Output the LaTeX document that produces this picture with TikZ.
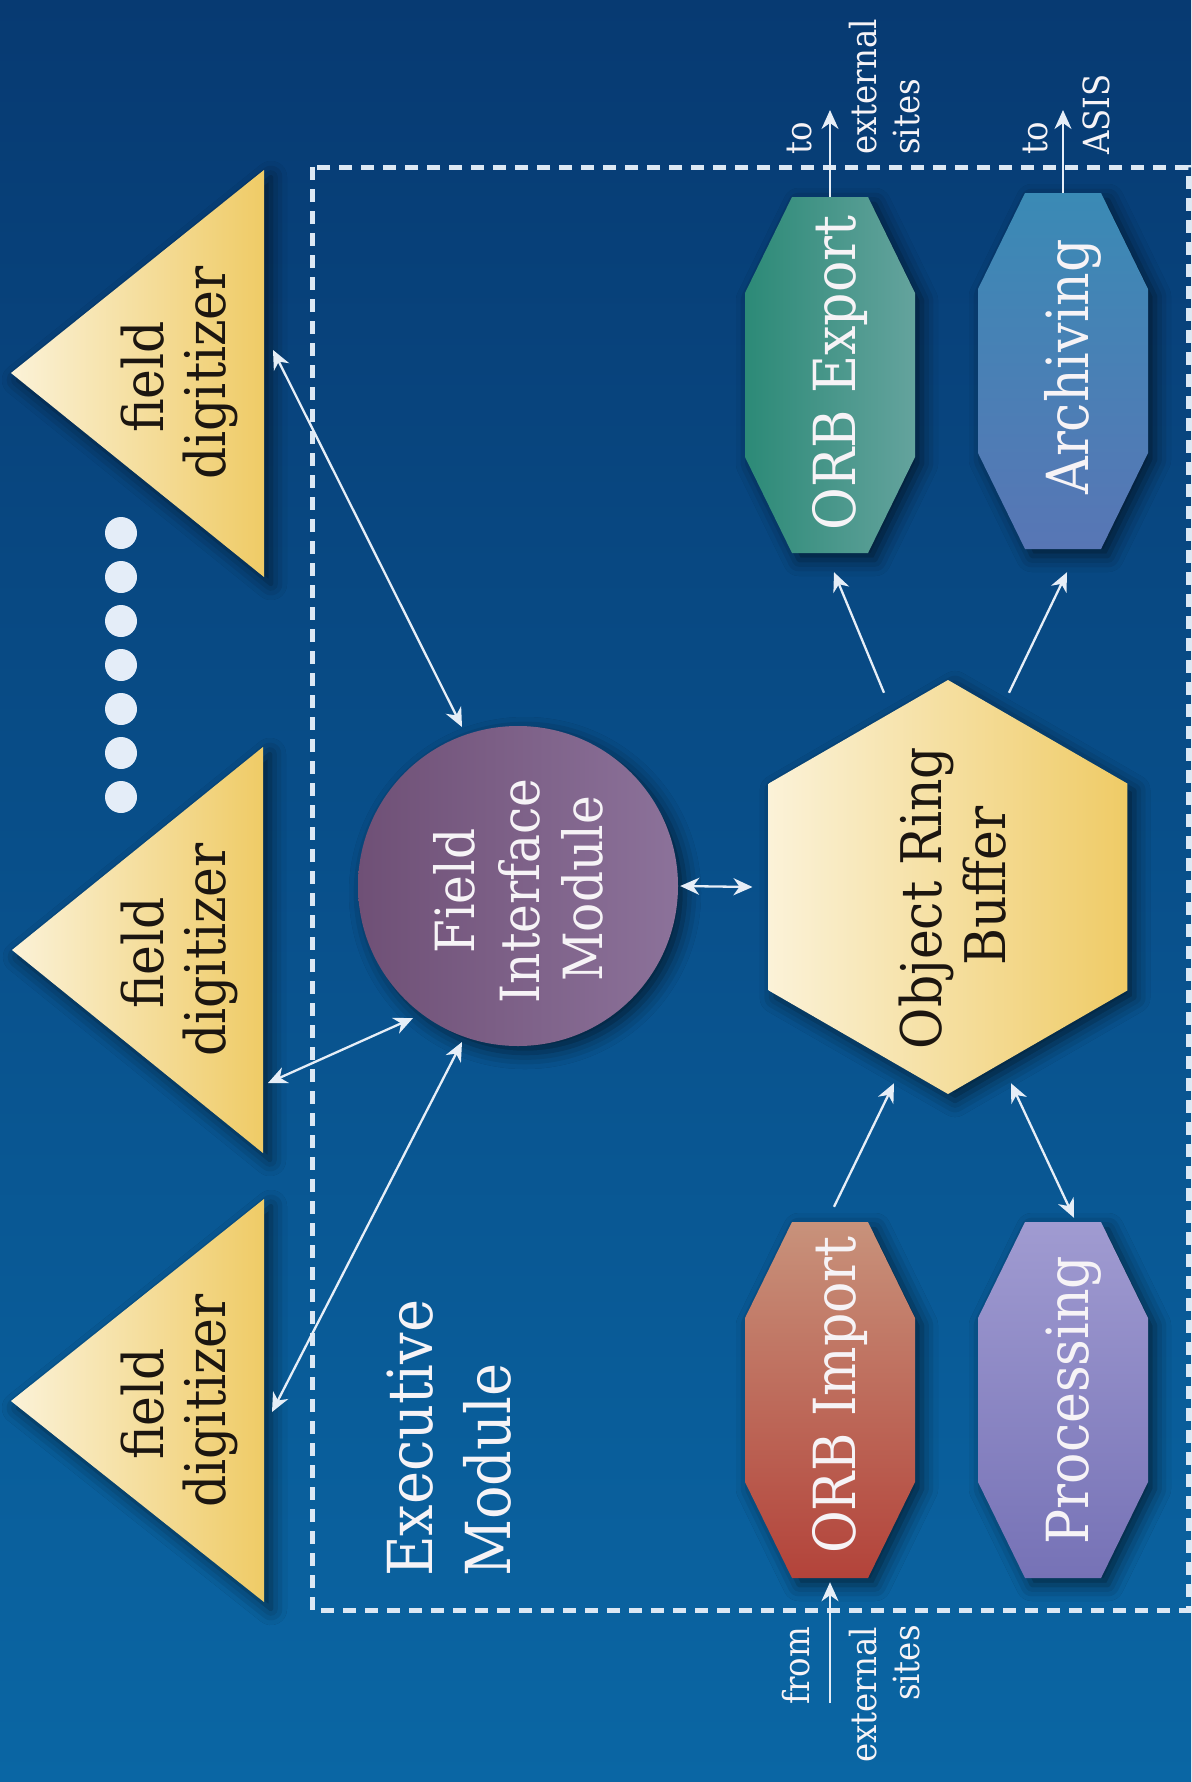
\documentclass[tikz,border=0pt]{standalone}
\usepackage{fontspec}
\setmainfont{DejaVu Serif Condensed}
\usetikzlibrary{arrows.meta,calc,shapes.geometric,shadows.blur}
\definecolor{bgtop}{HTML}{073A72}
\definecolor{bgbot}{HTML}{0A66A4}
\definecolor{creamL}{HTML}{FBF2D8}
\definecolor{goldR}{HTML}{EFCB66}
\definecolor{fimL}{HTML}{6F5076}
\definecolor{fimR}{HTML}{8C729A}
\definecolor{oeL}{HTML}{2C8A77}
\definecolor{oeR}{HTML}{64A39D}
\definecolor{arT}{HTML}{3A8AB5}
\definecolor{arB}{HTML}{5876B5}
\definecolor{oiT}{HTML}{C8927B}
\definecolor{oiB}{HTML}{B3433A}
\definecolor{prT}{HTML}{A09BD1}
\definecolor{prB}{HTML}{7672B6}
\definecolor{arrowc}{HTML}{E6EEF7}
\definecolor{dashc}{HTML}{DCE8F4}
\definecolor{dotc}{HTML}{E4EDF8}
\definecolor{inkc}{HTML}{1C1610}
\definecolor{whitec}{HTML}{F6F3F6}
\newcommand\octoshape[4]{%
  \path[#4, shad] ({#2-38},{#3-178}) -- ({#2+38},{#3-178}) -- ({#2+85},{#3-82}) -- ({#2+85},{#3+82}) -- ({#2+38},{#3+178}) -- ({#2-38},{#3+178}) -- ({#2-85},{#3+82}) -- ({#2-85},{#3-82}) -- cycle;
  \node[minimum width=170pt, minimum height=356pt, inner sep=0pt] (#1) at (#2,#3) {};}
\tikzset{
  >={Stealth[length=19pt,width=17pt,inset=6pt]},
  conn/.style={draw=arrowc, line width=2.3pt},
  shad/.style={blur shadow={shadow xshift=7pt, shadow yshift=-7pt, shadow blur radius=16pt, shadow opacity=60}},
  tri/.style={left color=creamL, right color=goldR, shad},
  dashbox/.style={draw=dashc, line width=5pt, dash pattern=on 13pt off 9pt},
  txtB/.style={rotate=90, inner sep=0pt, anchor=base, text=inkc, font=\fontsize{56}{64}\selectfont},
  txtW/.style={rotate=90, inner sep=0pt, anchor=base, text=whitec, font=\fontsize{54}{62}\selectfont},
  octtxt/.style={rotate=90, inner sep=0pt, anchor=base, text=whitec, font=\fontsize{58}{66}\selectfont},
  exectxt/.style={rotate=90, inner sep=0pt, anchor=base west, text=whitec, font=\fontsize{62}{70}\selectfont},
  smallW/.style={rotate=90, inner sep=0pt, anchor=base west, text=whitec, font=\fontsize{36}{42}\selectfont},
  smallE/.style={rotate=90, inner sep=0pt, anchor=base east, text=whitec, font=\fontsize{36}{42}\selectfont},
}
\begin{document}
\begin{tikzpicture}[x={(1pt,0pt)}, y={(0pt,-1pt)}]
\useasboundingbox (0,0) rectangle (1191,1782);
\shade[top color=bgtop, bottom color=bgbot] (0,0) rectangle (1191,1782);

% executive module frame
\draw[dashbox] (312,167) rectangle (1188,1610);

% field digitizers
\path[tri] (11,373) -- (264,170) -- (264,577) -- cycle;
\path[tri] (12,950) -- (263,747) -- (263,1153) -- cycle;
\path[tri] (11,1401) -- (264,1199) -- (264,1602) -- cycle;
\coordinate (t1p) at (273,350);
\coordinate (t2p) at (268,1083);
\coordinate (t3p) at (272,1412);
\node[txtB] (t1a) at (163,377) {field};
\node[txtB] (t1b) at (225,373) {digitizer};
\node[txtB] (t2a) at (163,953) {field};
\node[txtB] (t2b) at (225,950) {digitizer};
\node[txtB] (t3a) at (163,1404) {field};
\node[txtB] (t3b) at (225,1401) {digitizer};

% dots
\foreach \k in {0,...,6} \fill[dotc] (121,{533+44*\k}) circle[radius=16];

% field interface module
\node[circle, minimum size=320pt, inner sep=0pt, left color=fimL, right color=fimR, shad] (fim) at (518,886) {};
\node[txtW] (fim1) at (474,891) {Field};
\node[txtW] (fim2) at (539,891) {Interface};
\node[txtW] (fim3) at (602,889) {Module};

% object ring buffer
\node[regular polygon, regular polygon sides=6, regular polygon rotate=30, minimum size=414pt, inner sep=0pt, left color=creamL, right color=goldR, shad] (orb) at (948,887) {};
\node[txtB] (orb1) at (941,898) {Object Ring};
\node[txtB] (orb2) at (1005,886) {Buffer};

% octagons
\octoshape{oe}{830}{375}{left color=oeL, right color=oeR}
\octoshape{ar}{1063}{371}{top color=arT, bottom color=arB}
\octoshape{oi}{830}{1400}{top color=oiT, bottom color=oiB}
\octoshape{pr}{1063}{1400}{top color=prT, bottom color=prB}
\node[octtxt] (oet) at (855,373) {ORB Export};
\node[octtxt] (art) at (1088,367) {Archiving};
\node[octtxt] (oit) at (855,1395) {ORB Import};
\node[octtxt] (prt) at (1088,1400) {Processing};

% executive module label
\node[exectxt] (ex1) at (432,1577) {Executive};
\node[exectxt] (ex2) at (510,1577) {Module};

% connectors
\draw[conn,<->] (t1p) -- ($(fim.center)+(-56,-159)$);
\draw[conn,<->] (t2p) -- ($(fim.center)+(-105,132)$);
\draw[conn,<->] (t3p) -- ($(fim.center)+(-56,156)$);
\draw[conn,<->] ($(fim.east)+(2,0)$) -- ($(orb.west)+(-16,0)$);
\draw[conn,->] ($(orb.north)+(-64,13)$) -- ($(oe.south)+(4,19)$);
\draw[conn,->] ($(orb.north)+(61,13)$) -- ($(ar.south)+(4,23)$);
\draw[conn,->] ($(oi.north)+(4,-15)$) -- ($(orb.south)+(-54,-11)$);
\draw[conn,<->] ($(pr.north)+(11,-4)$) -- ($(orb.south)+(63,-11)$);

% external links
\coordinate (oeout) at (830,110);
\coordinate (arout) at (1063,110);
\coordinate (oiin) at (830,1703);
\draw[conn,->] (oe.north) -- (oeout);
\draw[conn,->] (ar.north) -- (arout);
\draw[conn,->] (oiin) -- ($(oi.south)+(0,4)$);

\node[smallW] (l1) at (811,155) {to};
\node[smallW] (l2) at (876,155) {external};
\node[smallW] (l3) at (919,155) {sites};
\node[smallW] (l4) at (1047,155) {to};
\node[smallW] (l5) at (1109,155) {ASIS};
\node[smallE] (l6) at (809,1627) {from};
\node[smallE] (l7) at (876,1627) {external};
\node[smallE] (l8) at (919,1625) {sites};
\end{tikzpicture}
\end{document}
=-=-=-=-=
◆ **TASK BRIEF**:
Repeat the data exactly, excluding the pictures.

◆ **RESPONSE TO THIS TASK**:
Output the LaTeX document that produces this picture with TikZ.
\documentclass[tikz,border=0pt]{standalone}
\usepackage{fontspec}
\setmainfont{DejaVu Serif Condensed}
\usetikzlibrary{arrows.meta,calc,shapes.geometric,shadows.blur}
\definecolor{bgtop}{HTML}{073A72}
\definecolor{bgbot}{HTML}{0A66A4}
\definecolor{creamL}{HTML}{FBF2D8}
\definecolor{goldR}{HTML}{EFCB66}
\definecolor{fimL}{HTML}{6F5076}
\definecolor{fimR}{HTML}{8C729A}
\definecolor{oeL}{HTML}{2C8A77}
\definecolor{oeR}{HTML}{64A39D}
\definecolor{arT}{HTML}{3A8AB5}
\definecolor{arB}{HTML}{5876B5}
\definecolor{oiT}{HTML}{C8927B}
\definecolor{oiB}{HTML}{B3433A}
\definecolor{prT}{HTML}{A09BD1}
\definecolor{prB}{HTML}{7672B6}
\definecolor{arrowc}{HTML}{E6EEF7}
\definecolor{dashc}{HTML}{DCE8F4}
\definecolor{dotc}{HTML}{E4EDF8}
\definecolor{inkc}{HTML}{1C1610}
\definecolor{whitec}{HTML}{F6F3F6}
\newcommand\octoshape[4]{%
  \path[#4, shad] ({#2-38},{#3-178}) -- ({#2+38},{#3-178}) -- ({#2+85},{#3-82}) -- ({#2+85},{#3+82}) -- ({#2+38},{#3+178}) -- ({#2-38},{#3+178}) -- ({#2-85},{#3+82}) -- ({#2-85},{#3-82}) -- cycle;
  \node[minimum width=170pt, minimum height=356pt, inner sep=0pt] (#1) at (#2,#3) {};}
\tikzset{
  >={Stealth[length=19pt,width=17pt,inset=6pt]},
  conn/.style={draw=arrowc, line width=2.3pt},
  shad/.style={blur shadow={shadow xshift=7pt, shadow yshift=-7pt, shadow blur radius=16pt, shadow opacity=60}},
  tri/.style={left color=creamL, right color=goldR, shad},
  dashbox/.style={draw=dashc, line width=5pt, dash pattern=on 13pt off 9pt},
  txtB/.style={rotate=90, inner sep=0pt, anchor=base, text=inkc, font=\fontsize{56}{64}\selectfont},
  txtW/.style={rotate=90, inner sep=0pt, anchor=base, text=whitec, font=\fontsize{54}{62}\selectfont},
  octtxt/.style={rotate=90, inner sep=0pt, anchor=base, text=whitec, font=\fontsize{58}{66}\selectfont},
  exectxt/.style={rotate=90, inner sep=0pt, anchor=base west, text=whitec, font=\fontsize{62}{70}\selectfont},
  smallW/.style={rotate=90, inner sep=0pt, anchor=base west, text=whitec, font=\fontsize{36}{42}\selectfont},
  smallE/.style={rotate=90, inner sep=0pt, anchor=base east, text=whitec, font=\fontsize{36}{42}\selectfont},
}
\begin{document}
\begin{tikzpicture}[x={(1pt,0pt)}, y={(0pt,-1pt)}]
\useasboundingbox (0,0) rectangle (1191,1782);
\shade[top color=bgtop, bottom color=bgbot] (0,0) rectangle (1191,1782);

% executive module frame
\draw[dashbox] (312,167) rectangle (1188,1610);

% field digitizers
\path[tri] (11,373) -- (264,170) -- (264,577) -- cycle;
\path[tri] (12,950) -- (263,747) -- (263,1153) -- cycle;
\path[tri] (11,1401) -- (264,1199) -- (264,1602) -- cycle;
\coordinate (t1p) at (273,350);
\coordinate (t2p) at (268,1083);
\coordinate (t3p) at (272,1412);
\node[txtB] (t1a) at (163,377) {field};
\node[txtB] (t1b) at (225,373) {digitizer};
\node[txtB] (t2a) at (163,953) {field};
\node[txtB] (t2b) at (225,950) {digitizer};
\node[txtB] (t3a) at (163,1404) {field};
\node[txtB] (t3b) at (225,1401) {digitizer};

% dots
\foreach \k in {0,...,6} \fill[dotc] (121,{533+44*\k}) circle[radius=16];

% field interface module
\node[circle, minimum size=320pt, inner sep=0pt, left color=fimL, right color=fimR, shad] (fim) at (518,886) {};
\node[txtW] (fim1) at (474,891) {Field};
\node[txtW] (fim2) at (539,891) {Interface};
\node[txtW] (fim3) at (602,889) {Module};

% object ring buffer
\node[regular polygon, regular polygon sides=6, regular polygon rotate=30, minimum size=414pt, inner sep=0pt, left color=creamL, right color=goldR, shad] (orb) at (948,887) {};
\node[txtB] (orb1) at (941,898) {Object Ring};
\node[txtB] (orb2) at (1005,886) {Buffer};

% octagons
\octoshape{oe}{830}{375}{left color=oeL, right color=oeR}
\octoshape{ar}{1063}{371}{top color=arT, bottom color=arB}
\octoshape{oi}{830}{1400}{top color=oiT, bottom color=oiB}
\octoshape{pr}{1063}{1400}{top color=prT, bottom color=prB}
\node[octtxt] (oet) at (855,373) {ORB Export};
\node[octtxt] (art) at (1088,367) {Archiving};
\node[octtxt] (oit) at (855,1395) {ORB Import};
\node[octtxt] (prt) at (1088,1400) {Processing};

% executive module label
\node[exectxt] (ex1) at (432,1577) {Executive};
\node[exectxt] (ex2) at (510,1577) {Module};

% connectors
\draw[conn,<->] (t1p) -- ($(fim.center)+(-56,-159)$);
\draw[conn,<->] (t2p) -- ($(fim.center)+(-105,132)$);
\draw[conn,<->] (t3p) -- ($(fim.center)+(-56,156)$);
\draw[conn,<->] ($(fim.east)+(2,0)$) -- ($(orb.west)+(-16,0)$);
\draw[conn,->] ($(orb.north)+(-64,13)$) -- ($(oe.south)+(4,19)$);
\draw[conn,->] ($(orb.north)+(61,13)$) -- ($(ar.south)+(4,23)$);
\draw[conn,->] ($(oi.north)+(4,-15)$) -- ($(orb.south)+(-54,-11)$);
\draw[conn,<->] ($(pr.north)+(11,-4)$) -- ($(orb.south)+(63,-11)$);

% external links
\coordinate (oeout) at (830,110);
\coordinate (arout) at (1063,110);
\coordinate (oiin) at (830,1703);
\draw[conn,->] (oe.north) -- (oeout);
\draw[conn,->] (ar.north) -- (arout);
\draw[conn,->] (oiin) -- ($(oi.south)+(0,4)$);

\node[smallW] (l1) at (811,155) {to};
\node[smallW] (l2) at (876,155) {external};
\node[smallW] (l3) at (919,155) {sites};
\node[smallW] (l4) at (1047,155) {to};
\node[smallW] (l5) at (1109,155) {ASIS};
\node[smallE] (l6) at (809,1627) {from};
\node[smallE] (l7) at (876,1627) {external};
\node[smallE] (l8) at (919,1625) {sites};
\end{tikzpicture}
\end{document}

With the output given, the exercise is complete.